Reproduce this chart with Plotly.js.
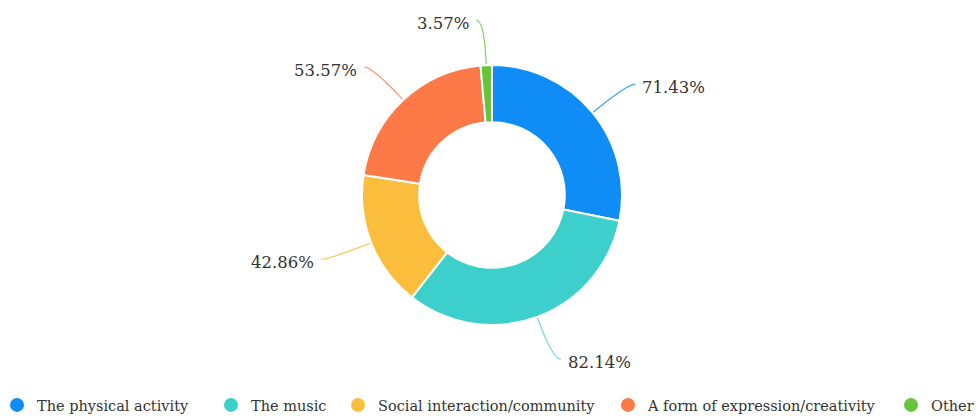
<!DOCTYPE html>
<html>
<head>
<meta charset="utf-8">
<script src="https://cdn.plot.ly/plotly-3.0.1.min.js"></script>
<style>html,body{margin:0;padding:0;background:#fff;}#chart{width:978px;height:419px;}</style>
</head>
<body>
<div id="chart"></div>
<script>
// ---- data ----
const categories = ["The physical activity", "The music", "Social interaction/community", "A form of expression/creativity", "Other"];
const values = [71.43, 82.14, 42.86, 53.57, 3.57];
const valueLabels = ["71.43%", "82.14%", "42.86%", "53.57%", "3.57%"];
const colors = ["#0f8cf5", "#3ccfcb", "#fbbe3c", "#fd7a48", "#66c43c"];

// ---- geometry (pixels) ----
const W = 978, H = 419;
const cx = 492, cy = 195, R = 130;
const legendX = [17, 231, 358, 628, 911];
const FONT = "DejaVu Serif";
const px2x = p => p / W;
const px2y = p => 1 - p / H;

const total = values.reduce((a, b) => a + b, 0);
const shapes = [];
const annotations = [];
let acc = 0;
values.forEach((v, i) => {
  const mid = (acc + v / 2) / total * 2 * Math.PI; // clockwise from 12 o'clock
  acc += v;
  const s = Math.sin(mid), c = Math.cos(mid);
  const ext = 45;
  const x0 = cx + (R + 1) * s, y0 = cy - (R + 1) * c;
  const x1 = cx + (R + ext) * s, y1 = cy - (R + ext) * c;
  const dir = s >= 0 ? 1 : -1;
  const x2 = x1 + dir * 8, y2 = y1;
  shapes.push({
    type: "path", xref: "paper", yref: "paper",
    path: `M ${px2x(x0)},${px2y(y0)} Q ${px2x(x1)},${px2y(y1)} ${px2x(x2)},${px2y(y2)}`,
    line: { color: colors[i], width: 1.2 }, opacity: 0.8
  });
  annotations.push({
    xref: "paper", yref: "paper", showarrow: false,
    x: px2x(x2 + dir * 5), y: px2y(y2 + 3),
    xanchor: dir > 0 ? "left" : "right", yanchor: "middle",
    text: valueLabels[i],
    font: { family: FONT, size: 16.5, color: "#333" }
  });
});

const pie = {
  type: "pie",
  labels: categories,
  values: values,
  sort: false,
  direction: "clockwise",
  rotation: 0,
  hole: 0.56,
  textinfo: "none",
  showlegend: false,
  marker: { colors: colors, line: { color: "#ffffff", width: 2 } },
  domain: { x: [px2x(cx - R), px2x(cx + R)], y: [px2y(cy + R), px2y(cy - R)] }
};

const legendTraces = categories.map((name, i) => ({
  type: "scatter", mode: "markers", x: [null], y: [null], name: name,
  legend: i === 0 ? "legend" : "legend" + (i + 1),
  marker: { symbol: "circle", size: 14, color: colors[i] },
  showlegend: true, hoverinfo: "skip"
}));

const layout = {
  width: W, height: H,
  font: { family: FONT },
  margin: { l: 0, r: 0, t: 0, b: 0, autoexpand: false },
  paper_bgcolor: "#ffffff", plot_bgcolor: "#ffffff",
  xaxis: { visible: false }, yaxis: { visible: false },
  showlegend: true,
  shapes: shapes,
  annotations: annotations
};
legendX.forEach((lx, i) => {
  layout[i === 0 ? "legend" : "legend" + (i + 1)] = {
    orientation: "h", x: px2x(lx - 20), xanchor: "left", y: px2y(405), yanchor: "middle",
    font: { family: FONT, size: 14.5, color: "#333" },
    bgcolor: "rgba(0,0,0,0)", itemwidth: 30
  };
});

Plotly.newPlot("chart", [pie].concat(legendTraces), layout, { displayModeBar: false, staticPlot: true });
</script>
</body>
</html>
------------------------------
_Set exercise_:
Write out the whole listing again, exactly, with no pictures.

_Task solution_:
Reproduce this chart with Plotly.js.
<!DOCTYPE html>
<html>
<head>
<meta charset="utf-8">
<script src="https://cdn.plot.ly/plotly-3.0.1.min.js"></script>
<style>html,body{margin:0;padding:0;background:#fff;}#chart{width:978px;height:419px;}</style>
</head>
<body>
<div id="chart"></div>
<script>
// ---- data ----
const categories = ["The physical activity", "The music", "Social interaction/community", "A form of expression/creativity", "Other"];
const values = [71.43, 82.14, 42.86, 53.57, 3.57];
const valueLabels = ["71.43%", "82.14%", "42.86%", "53.57%", "3.57%"];
const colors = ["#0f8cf5", "#3ccfcb", "#fbbe3c", "#fd7a48", "#66c43c"];

// ---- geometry (pixels) ----
const W = 978, H = 419;
const cx = 492, cy = 195, R = 130;
const legendX = [17, 231, 358, 628, 911];
const FONT = "DejaVu Serif";
const px2x = p => p / W;
const px2y = p => 1 - p / H;

const total = values.reduce((a, b) => a + b, 0);
const shapes = [];
const annotations = [];
let acc = 0;
values.forEach((v, i) => {
  const mid = (acc + v / 2) / total * 2 * Math.PI; // clockwise from 12 o'clock
  acc += v;
  const s = Math.sin(mid), c = Math.cos(mid);
  const ext = 45;
  const x0 = cx + (R + 1) * s, y0 = cy - (R + 1) * c;
  const x1 = cx + (R + ext) * s, y1 = cy - (R + ext) * c;
  const dir = s >= 0 ? 1 : -1;
  const x2 = x1 + dir * 8, y2 = y1;
  shapes.push({
    type: "path", xref: "paper", yref: "paper",
    path: `M ${px2x(x0)},${px2y(y0)} Q ${px2x(x1)},${px2y(y1)} ${px2x(x2)},${px2y(y2)}`,
    line: { color: colors[i], width: 1.2 }, opacity: 0.8
  });
  annotations.push({
    xref: "paper", yref: "paper", showarrow: false,
    x: px2x(x2 + dir * 5), y: px2y(y2 + 3),
    xanchor: dir > 0 ? "left" : "right", yanchor: "middle",
    text: valueLabels[i],
    font: { family: FONT, size: 16.5, color: "#333" }
  });
});

const pie = {
  type: "pie",
  labels: categories,
  values: values,
  sort: false,
  direction: "clockwise",
  rotation: 0,
  hole: 0.56,
  textinfo: "none",
  showlegend: false,
  marker: { colors: colors, line: { color: "#ffffff", width: 2 } },
  domain: { x: [px2x(cx - R), px2x(cx + R)], y: [px2y(cy + R), px2y(cy - R)] }
};

const legendTraces = categories.map((name, i) => ({
  type: "scatter", mode: "markers", x: [null], y: [null], name: name,
  legend: i === 0 ? "legend" : "legend" + (i + 1),
  marker: { symbol: "circle", size: 14, color: colors[i] },
  showlegend: true, hoverinfo: "skip"
}));

const layout = {
  width: W, height: H,
  font: { family: FONT },
  margin: { l: 0, r: 0, t: 0, b: 0, autoexpand: false },
  paper_bgcolor: "#ffffff", plot_bgcolor: "#ffffff",
  xaxis: { visible: false }, yaxis: { visible: false },
  showlegend: true,
  shapes: shapes,
  annotations: annotations
};
legendX.forEach((lx, i) => {
  layout[i === 0 ? "legend" : "legend" + (i + 1)] = {
    orientation: "h", x: px2x(lx - 20), xanchor: "left", y: px2y(405), yanchor: "middle",
    font: { family: FONT, size: 14.5, color: "#333" },
    bgcolor: "rgba(0,0,0,0)", itemwidth: 30
  };
});

Plotly.newPlot("chart", [pie].concat(legendTraces), layout, { displayModeBar: false, staticPlot: true });
</script>
</body>
</html>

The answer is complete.